■ **Aim**
Copy out each line below exactly as it appears.

------ Recorded information ------

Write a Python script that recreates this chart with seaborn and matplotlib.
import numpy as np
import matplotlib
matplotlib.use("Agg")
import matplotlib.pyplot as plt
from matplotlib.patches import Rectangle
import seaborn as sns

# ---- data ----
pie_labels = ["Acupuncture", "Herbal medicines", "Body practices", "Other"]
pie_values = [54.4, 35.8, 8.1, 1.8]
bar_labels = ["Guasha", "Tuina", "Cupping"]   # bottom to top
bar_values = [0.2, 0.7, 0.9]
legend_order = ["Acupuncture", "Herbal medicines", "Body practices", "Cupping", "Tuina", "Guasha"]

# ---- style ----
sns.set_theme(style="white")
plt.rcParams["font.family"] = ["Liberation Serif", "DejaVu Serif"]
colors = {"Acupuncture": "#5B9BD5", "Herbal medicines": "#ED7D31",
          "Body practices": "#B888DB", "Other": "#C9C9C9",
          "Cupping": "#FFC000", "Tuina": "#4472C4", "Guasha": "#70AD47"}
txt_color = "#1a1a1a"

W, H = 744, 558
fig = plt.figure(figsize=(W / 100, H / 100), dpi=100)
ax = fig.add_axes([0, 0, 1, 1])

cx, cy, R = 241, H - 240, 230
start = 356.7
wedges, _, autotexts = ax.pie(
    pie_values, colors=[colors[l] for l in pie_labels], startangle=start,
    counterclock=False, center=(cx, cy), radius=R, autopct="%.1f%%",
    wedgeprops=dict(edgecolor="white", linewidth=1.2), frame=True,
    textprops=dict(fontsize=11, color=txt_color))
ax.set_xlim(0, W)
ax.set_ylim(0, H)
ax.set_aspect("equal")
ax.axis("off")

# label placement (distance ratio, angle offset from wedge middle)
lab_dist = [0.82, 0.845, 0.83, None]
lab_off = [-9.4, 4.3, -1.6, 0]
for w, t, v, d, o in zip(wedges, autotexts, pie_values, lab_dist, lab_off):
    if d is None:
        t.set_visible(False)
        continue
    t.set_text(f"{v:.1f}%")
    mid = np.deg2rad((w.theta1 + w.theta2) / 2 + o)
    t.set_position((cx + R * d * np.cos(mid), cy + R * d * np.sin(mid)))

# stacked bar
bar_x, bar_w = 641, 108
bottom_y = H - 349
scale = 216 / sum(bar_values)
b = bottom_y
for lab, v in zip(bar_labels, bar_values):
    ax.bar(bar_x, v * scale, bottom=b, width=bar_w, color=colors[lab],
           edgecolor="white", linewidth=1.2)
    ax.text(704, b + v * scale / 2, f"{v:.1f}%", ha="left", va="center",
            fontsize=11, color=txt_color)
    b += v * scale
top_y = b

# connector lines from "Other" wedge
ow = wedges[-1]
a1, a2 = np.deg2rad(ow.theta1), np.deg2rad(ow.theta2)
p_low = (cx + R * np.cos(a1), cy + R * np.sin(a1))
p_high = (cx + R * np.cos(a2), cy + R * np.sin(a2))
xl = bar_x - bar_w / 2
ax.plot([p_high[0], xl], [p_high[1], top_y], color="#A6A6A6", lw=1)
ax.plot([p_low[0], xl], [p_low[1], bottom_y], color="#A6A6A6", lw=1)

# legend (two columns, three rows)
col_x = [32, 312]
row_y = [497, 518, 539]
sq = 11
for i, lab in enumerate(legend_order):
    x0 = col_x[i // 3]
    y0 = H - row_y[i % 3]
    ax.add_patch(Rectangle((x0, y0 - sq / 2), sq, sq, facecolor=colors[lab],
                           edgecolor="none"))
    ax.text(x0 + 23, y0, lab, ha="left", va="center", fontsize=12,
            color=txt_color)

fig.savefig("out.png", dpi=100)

------

■ **Task response**
Write a Python script that recreates this chart with seaborn and matplotlib.
import numpy as np
import matplotlib
matplotlib.use("Agg")
import matplotlib.pyplot as plt
from matplotlib.patches import Rectangle
import seaborn as sns

# ---- data ----
pie_labels = ["Acupuncture", "Herbal medicines", "Body practices", "Other"]
pie_values = [54.4, 35.8, 8.1, 1.8]
bar_labels = ["Guasha", "Tuina", "Cupping"]   # bottom to top
bar_values = [0.2, 0.7, 0.9]
legend_order = ["Acupuncture", "Herbal medicines", "Body practices", "Cupping", "Tuina", "Guasha"]

# ---- style ----
sns.set_theme(style="white")
plt.rcParams["font.family"] = ["Liberation Serif", "DejaVu Serif"]
colors = {"Acupuncture": "#5B9BD5", "Herbal medicines": "#ED7D31",
          "Body practices": "#B888DB", "Other": "#C9C9C9",
          "Cupping": "#FFC000", "Tuina": "#4472C4", "Guasha": "#70AD47"}
txt_color = "#1a1a1a"

W, H = 744, 558
fig = plt.figure(figsize=(W / 100, H / 100), dpi=100)
ax = fig.add_axes([0, 0, 1, 1])

cx, cy, R = 241, H - 240, 230
start = 356.7
wedges, _, autotexts = ax.pie(
    pie_values, colors=[colors[l] for l in pie_labels], startangle=start,
    counterclock=False, center=(cx, cy), radius=R, autopct="%.1f%%",
    wedgeprops=dict(edgecolor="white", linewidth=1.2), frame=True,
    textprops=dict(fontsize=11, color=txt_color))
ax.set_xlim(0, W)
ax.set_ylim(0, H)
ax.set_aspect("equal")
ax.axis("off")

# label placement (distance ratio, angle offset from wedge middle)
lab_dist = [0.82, 0.845, 0.83, None]
lab_off = [-9.4, 4.3, -1.6, 0]
for w, t, v, d, o in zip(wedges, autotexts, pie_values, lab_dist, lab_off):
    if d is None:
        t.set_visible(False)
        continue
    t.set_text(f"{v:.1f}%")
    mid = np.deg2rad((w.theta1 + w.theta2) / 2 + o)
    t.set_position((cx + R * d * np.cos(mid), cy + R * d * np.sin(mid)))

# stacked bar
bar_x, bar_w = 641, 108
bottom_y = H - 349
scale = 216 / sum(bar_values)
b = bottom_y
for lab, v in zip(bar_labels, bar_values):
    ax.bar(bar_x, v * scale, bottom=b, width=bar_w, color=colors[lab],
           edgecolor="white", linewidth=1.2)
    ax.text(704, b + v * scale / 2, f"{v:.1f}%", ha="left", va="center",
            fontsize=11, color=txt_color)
    b += v * scale
top_y = b

# connector lines from "Other" wedge
ow = wedges[-1]
a1, a2 = np.deg2rad(ow.theta1), np.deg2rad(ow.theta2)
p_low = (cx + R * np.cos(a1), cy + R * np.sin(a1))
p_high = (cx + R * np.cos(a2), cy + R * np.sin(a2))
xl = bar_x - bar_w / 2
ax.plot([p_high[0], xl], [p_high[1], top_y], color="#A6A6A6", lw=1)
ax.plot([p_low[0], xl], [p_low[1], bottom_y], color="#A6A6A6", lw=1)

# legend (two columns, three rows)
col_x = [32, 312]
row_y = [497, 518, 539]
sq = 11
for i, lab in enumerate(legend_order):
    x0 = col_x[i // 3]
    y0 = H - row_y[i % 3]
    ax.add_patch(Rectangle((x0, y0 - sq / 2), sq, sq, facecolor=colors[lab],
                           edgecolor="none"))
    ax.text(x0 + 23, y0, lab, ha="left", va="center", fontsize=12,
            color=txt_color)

fig.savefig("out.png", dpi=100)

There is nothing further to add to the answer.